## DIRECTIONS
From the listing below, extract every line containing "matplotlib".
··· EXCERPTED DATA ···
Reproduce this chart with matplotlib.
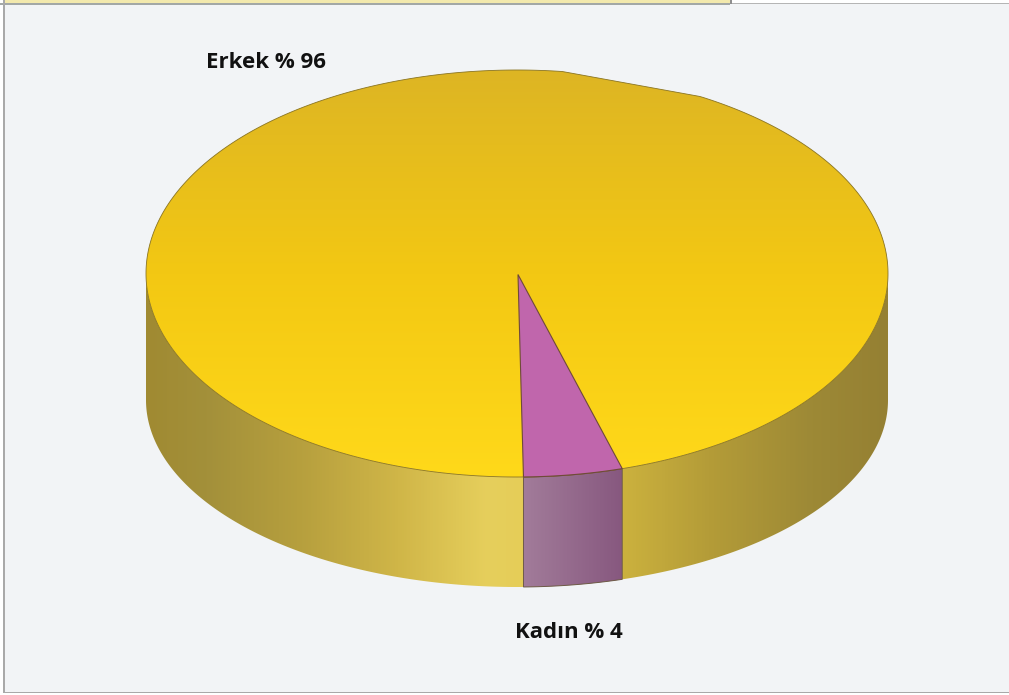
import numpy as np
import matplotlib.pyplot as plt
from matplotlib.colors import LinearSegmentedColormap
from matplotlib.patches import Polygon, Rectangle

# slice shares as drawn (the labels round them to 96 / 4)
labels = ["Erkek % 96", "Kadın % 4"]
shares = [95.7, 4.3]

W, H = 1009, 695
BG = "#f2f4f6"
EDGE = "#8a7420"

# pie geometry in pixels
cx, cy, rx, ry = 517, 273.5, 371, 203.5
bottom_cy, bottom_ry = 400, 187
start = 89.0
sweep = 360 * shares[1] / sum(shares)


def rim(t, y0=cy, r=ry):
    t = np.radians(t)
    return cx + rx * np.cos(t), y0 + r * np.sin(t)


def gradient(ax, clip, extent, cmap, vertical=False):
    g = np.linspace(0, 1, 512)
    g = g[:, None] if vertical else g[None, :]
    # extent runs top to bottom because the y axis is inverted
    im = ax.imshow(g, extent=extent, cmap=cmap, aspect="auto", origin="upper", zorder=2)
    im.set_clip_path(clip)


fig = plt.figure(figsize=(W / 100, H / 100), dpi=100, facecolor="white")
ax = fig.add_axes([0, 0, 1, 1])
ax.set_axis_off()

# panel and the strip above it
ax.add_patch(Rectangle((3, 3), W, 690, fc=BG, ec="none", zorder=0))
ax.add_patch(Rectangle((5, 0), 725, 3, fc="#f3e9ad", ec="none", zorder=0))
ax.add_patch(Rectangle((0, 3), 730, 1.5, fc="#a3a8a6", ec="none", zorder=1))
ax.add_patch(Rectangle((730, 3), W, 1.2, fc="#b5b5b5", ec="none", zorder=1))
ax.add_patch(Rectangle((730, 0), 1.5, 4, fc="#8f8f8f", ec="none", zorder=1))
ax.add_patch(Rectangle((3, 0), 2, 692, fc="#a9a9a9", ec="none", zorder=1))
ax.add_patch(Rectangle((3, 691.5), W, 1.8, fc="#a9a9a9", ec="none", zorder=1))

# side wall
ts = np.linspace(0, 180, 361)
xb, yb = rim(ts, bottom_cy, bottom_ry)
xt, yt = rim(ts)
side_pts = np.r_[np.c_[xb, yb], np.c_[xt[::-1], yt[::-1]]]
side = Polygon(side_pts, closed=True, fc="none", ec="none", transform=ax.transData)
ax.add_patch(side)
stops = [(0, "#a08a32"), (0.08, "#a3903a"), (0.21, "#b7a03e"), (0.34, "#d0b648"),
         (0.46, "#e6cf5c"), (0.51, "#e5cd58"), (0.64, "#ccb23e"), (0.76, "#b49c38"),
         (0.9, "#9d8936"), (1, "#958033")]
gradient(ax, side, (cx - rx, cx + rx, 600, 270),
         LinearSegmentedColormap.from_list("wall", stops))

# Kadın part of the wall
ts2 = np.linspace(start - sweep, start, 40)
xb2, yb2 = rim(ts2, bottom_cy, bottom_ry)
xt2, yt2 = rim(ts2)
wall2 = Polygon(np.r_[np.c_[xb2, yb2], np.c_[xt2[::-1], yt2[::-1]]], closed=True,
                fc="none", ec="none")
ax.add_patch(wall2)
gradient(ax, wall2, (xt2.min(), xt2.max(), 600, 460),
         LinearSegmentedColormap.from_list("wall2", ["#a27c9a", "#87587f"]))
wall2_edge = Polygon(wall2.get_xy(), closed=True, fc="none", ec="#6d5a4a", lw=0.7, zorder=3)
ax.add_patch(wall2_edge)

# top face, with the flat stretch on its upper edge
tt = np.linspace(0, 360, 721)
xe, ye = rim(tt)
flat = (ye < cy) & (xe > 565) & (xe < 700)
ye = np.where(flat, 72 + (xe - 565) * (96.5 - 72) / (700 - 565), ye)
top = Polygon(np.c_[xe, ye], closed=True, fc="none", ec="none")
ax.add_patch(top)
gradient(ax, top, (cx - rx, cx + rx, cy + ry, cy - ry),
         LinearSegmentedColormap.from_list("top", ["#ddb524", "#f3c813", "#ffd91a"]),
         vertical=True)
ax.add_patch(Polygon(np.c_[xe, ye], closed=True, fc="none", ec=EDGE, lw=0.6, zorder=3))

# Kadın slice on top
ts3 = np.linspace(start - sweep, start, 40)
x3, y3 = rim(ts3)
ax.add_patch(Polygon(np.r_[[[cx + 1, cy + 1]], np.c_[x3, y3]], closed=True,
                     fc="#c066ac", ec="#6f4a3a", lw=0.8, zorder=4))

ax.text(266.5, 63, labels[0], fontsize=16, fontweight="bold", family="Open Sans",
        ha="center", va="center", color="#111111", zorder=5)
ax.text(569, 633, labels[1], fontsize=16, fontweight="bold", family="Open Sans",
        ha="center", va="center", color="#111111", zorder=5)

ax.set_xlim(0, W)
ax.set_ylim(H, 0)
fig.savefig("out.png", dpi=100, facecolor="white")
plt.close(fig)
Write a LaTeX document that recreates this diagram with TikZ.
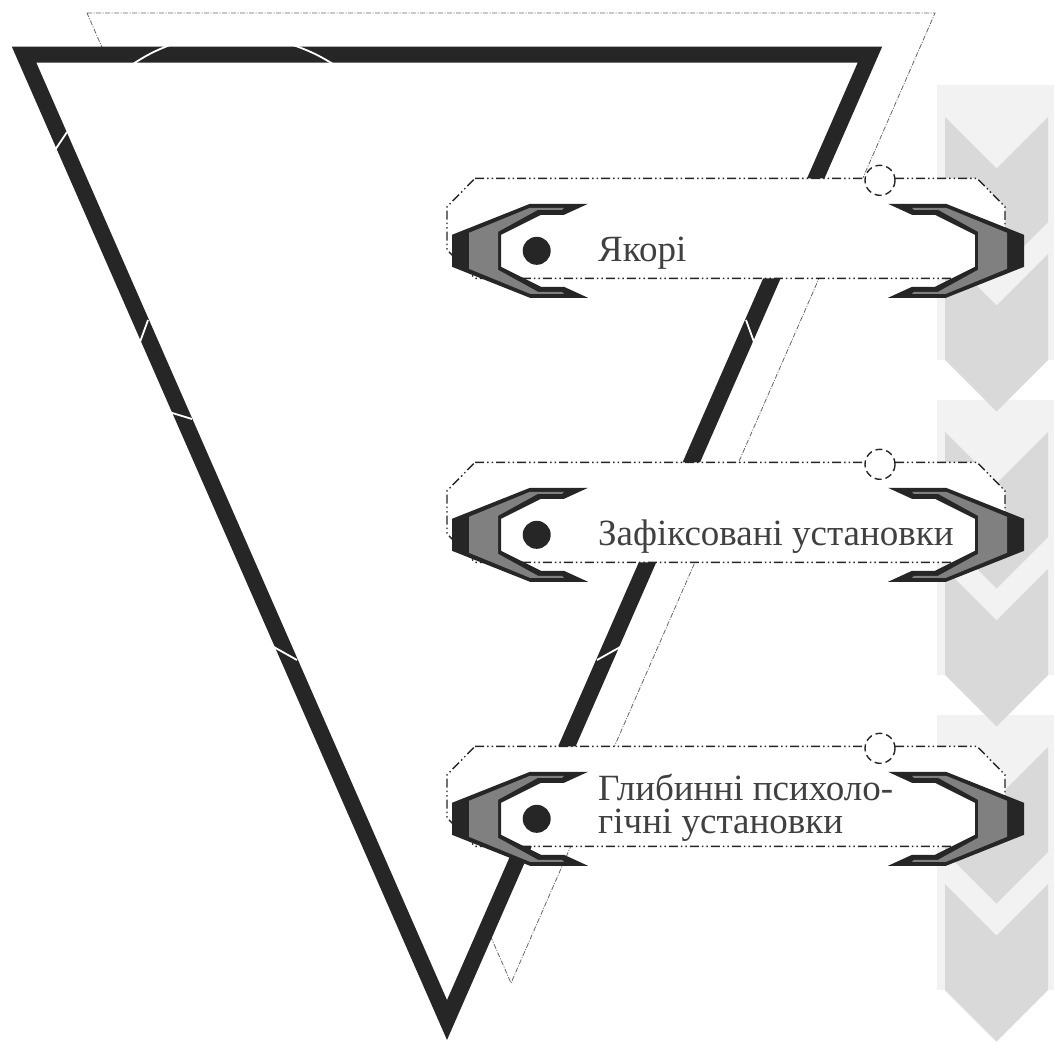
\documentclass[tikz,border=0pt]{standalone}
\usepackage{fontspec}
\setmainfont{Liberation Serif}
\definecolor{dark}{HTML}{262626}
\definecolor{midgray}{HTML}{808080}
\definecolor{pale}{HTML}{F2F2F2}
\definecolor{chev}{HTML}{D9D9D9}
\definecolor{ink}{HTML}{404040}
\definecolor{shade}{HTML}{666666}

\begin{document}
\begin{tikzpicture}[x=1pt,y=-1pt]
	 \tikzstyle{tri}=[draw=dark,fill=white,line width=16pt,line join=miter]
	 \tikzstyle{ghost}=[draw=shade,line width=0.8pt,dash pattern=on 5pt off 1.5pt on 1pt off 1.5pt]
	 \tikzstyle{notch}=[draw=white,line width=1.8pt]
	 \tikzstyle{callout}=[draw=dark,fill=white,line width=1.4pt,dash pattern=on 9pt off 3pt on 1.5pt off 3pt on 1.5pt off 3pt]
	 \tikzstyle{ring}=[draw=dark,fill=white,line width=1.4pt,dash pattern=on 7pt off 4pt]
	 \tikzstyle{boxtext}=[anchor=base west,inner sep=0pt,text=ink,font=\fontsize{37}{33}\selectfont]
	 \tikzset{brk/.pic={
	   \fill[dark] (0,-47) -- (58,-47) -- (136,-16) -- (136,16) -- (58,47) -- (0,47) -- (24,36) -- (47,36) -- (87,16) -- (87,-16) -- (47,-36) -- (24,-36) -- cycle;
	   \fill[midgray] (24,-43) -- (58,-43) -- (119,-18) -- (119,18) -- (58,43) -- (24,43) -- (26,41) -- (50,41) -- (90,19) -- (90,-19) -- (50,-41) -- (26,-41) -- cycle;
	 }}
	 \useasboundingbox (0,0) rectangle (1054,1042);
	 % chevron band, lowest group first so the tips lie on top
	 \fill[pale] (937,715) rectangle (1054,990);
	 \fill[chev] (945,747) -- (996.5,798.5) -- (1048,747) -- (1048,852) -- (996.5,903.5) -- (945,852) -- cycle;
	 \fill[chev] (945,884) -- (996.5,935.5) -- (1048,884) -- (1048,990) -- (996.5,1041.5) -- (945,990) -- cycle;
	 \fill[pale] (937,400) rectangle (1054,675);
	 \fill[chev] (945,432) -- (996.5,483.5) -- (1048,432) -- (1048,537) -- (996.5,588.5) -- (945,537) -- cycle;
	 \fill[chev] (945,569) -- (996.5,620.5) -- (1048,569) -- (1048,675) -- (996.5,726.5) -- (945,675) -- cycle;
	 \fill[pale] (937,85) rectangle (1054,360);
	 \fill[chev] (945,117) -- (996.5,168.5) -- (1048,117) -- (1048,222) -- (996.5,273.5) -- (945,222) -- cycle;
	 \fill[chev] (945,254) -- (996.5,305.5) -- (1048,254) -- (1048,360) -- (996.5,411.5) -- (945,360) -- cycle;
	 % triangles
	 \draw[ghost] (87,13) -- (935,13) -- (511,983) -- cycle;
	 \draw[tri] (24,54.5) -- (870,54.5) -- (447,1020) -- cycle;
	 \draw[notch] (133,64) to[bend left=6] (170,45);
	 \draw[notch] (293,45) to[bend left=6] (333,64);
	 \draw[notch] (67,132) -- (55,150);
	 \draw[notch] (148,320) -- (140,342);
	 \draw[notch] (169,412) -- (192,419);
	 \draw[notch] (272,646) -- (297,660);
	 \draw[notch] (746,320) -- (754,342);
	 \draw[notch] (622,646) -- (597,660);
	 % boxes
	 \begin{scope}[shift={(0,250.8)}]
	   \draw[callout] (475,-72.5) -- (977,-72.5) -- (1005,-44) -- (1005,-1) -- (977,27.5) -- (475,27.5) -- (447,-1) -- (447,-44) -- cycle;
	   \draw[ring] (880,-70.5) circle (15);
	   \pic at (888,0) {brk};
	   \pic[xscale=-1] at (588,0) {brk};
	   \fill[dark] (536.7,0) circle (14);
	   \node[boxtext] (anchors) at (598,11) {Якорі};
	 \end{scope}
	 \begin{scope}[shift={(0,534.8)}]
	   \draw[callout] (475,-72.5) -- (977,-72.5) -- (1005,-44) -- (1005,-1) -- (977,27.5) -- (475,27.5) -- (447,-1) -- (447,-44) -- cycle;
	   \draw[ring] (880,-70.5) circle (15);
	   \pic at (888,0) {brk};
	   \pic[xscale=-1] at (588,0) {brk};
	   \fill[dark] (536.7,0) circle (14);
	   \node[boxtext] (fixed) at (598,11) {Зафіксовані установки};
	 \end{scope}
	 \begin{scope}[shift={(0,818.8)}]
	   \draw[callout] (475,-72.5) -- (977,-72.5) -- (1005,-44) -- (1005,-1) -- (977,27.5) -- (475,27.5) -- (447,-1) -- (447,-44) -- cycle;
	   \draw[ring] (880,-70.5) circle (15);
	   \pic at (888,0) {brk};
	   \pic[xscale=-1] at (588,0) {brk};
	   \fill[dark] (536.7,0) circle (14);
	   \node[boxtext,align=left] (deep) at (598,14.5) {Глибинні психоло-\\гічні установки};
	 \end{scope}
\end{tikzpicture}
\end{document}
···
## EXPECTED ANSWER
Reproduce this chart with matplotlib.
import matplotlib.pyplot as plt
from matplotlib.colors import LinearSegmentedColormap
from matplotlib.patches import Polygon, Rectangle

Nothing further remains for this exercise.